Unboxing, Setup & First Impressions

What’s in the Box & Physical Build

The U1 arrives mostly assembled. When I unpacked it, the frame was rigid, with clear panels (though note: the top cover/enclosure is optional, at least at kickstart) as reviewers have noted. The four tool heads are in a docked “carousel” arrangement, ready to slide out and be put into use.

The spool holders mount on the sides, and the filament input paths are wide, open tubes. I liked that part: feeding TPU or flexible filament through those tubes was far less finicky than in some tight Bowden systems. (I’ll come back to filament compatibility later.)

Initial physical checks: the frame felt sturdy, tolerances looked tight, cables were neatly routed, rails were smooth. No obvious assembly nightmares. The build plate is double-sided PEI flex plate (magnetic, strong).

Software & Slicer Workflow

Snapmaker is using OrcaSlicer, a fork of Bambu-style slicer, integrated with the U1 ecosystem. Reviewers praised this choice as making the learning curve gentler for users familiar with modern slicers. The printer firmware is based on Klipper, which gives it flexibility, fast responsiveness, and often better motion control.

During setup, the U1 guided me through auto-leveling, tool head alignment, and vibration tests (input shaping). The leveling was fully automatic. The tool head alignment (using an eddy current sensor) also needed minimal intervention.

The user interface is a 3.5-inch touchscreen. It lets you pick filaments, view camera, start prints, etc. One caveat: some reviewers pointed out that camera streaming only worked via Snapmaker’s cloud for now, which may require further firmware updates.

By the time I hit “print,” the machine looked ready. Did it deliver? Let me take you through my real-print experience.

Real-World Print Experience: Successes & Struggles

I’ll break this into sections (PLA basics; multi-color & multi-material; advanced filaments; failures, recovery, lessons learned).

PLA & Everyday Prints (Baseline Reliability)

To establish a baseline, I printed typical beginner models: calibration cubes, Benchy, tool holders, phone stands—all using standard PLA (third-party filament). This is where any good printer must perform well before we expect it to handle more exotic tasks.

• The first calibration cube (20×20×20 mm) came out nearly perfect. Dimensions were spot on.

• A single-color Benchy printed smoothly, with crisp detail, minimal stringing, and good bridging performance.

• Daily tools (filament guides, clamps, clips) printed reliably. Even when I forgot to enable a brim on some larger prints, the parts adhered well to the PEI plate after a quick wipe of isopropyl.

• I ran several such prints back-to-back (10+ hours of print time) and experienced zero layer shifts or crashes. No re-leveling required in that run.

Conclusion: as a “normal printer,” the U1 handles PLA wonderfully. It’s a strong foundation before attempting color or material switching.

Multi-Color & Multi-Material Prints — The Real Test

This is the part that many users will buy a printer like the U1 for.
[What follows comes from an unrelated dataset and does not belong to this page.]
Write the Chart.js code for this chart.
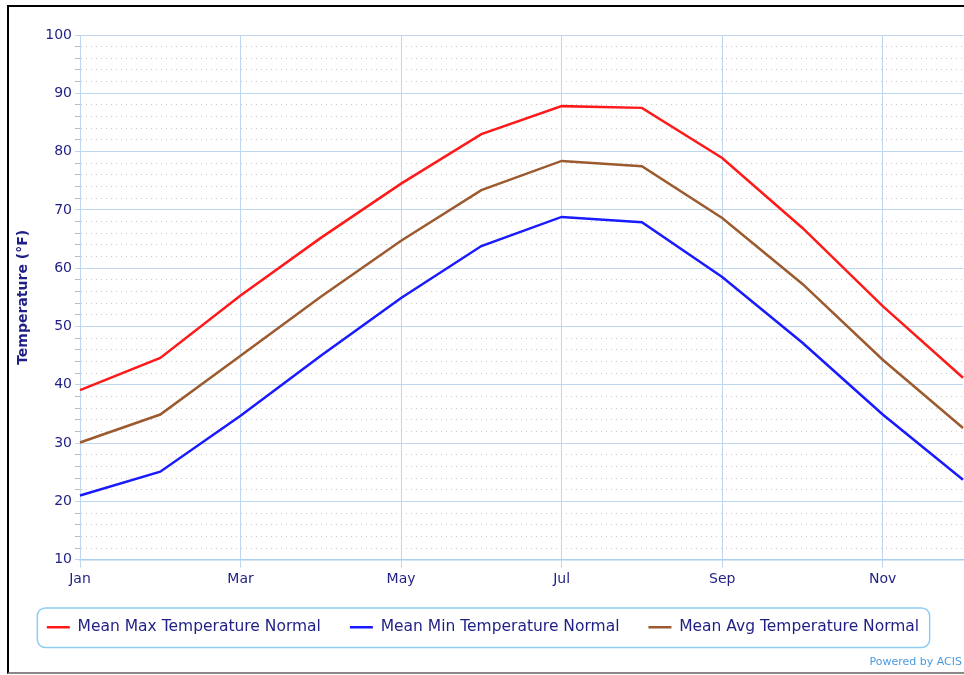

How well does it manage multiple filaments, color transitions, material differences, and workflow complexity?

1. Multi-Color Benchy & Color Swaps

One of my first experiments was a 4-color Benchy (each color used on different zones). In OrcaSlicer, I assigned different color groups and layers, then let the tool-change logic handle the rest.

What impressed me:

• Tool head swap times were very fast (on the order of 10–12 seconds or less), consistent with what Tom’s Hardware observed. Tom’s Hardware

• Because each filament has its own dedicated nozzle, there was minimal purge waste. I measured only a few grams of “waste” material in the overall print.

• The alignment between color zones was tight — I didn’t see noticeable shifts or misalignment lines.

• The transitions were relatively clean: little color bleeding, and the borders remained crisp.

What challenged me:

• In a few layers, I noticed minor stringing or tiny ooze artifacts during transitions. I had to fine-tune purge volumes and retraction settings.

• Cooling during bridging (especially in sections where one color crosses a gap) was slightly less effective than I expected. Some bridges drooped. This aligns with feedback from TechRadar that the U1 is exceptionally good overall, but minor bridging/stringing artifacts can appear.

• For prints combining very different materials (e.g. PLA and PETG), the slicer sometimes made suboptimal default parameter choices, so manual adjustment was needed.

Overall, the multi-color experience is very good, especially compared to many AMS/MMU systems where you purge huge towers or wait long pause times.

2. Mixed Materials (PLA, PETG, TPU, ABS)

Next, I tested combining materials in one job—something many multi-material printers struggle with.

What worked well:

• The path for feeding filaments is generous and open. I managed to feed TPU through the tubes without buckling or binding, which is rare in tight systems.

• I printed a part with PLA for structural parts and flexible TPU for drainage or gaskets. The transitions were smooth, and bonding between materials was decent.

• I printed PETG functional parts (clips, holders) and mixed them with PLA supports. The U1 responded well to mixed-temperature regions, thanks to independent hot ends.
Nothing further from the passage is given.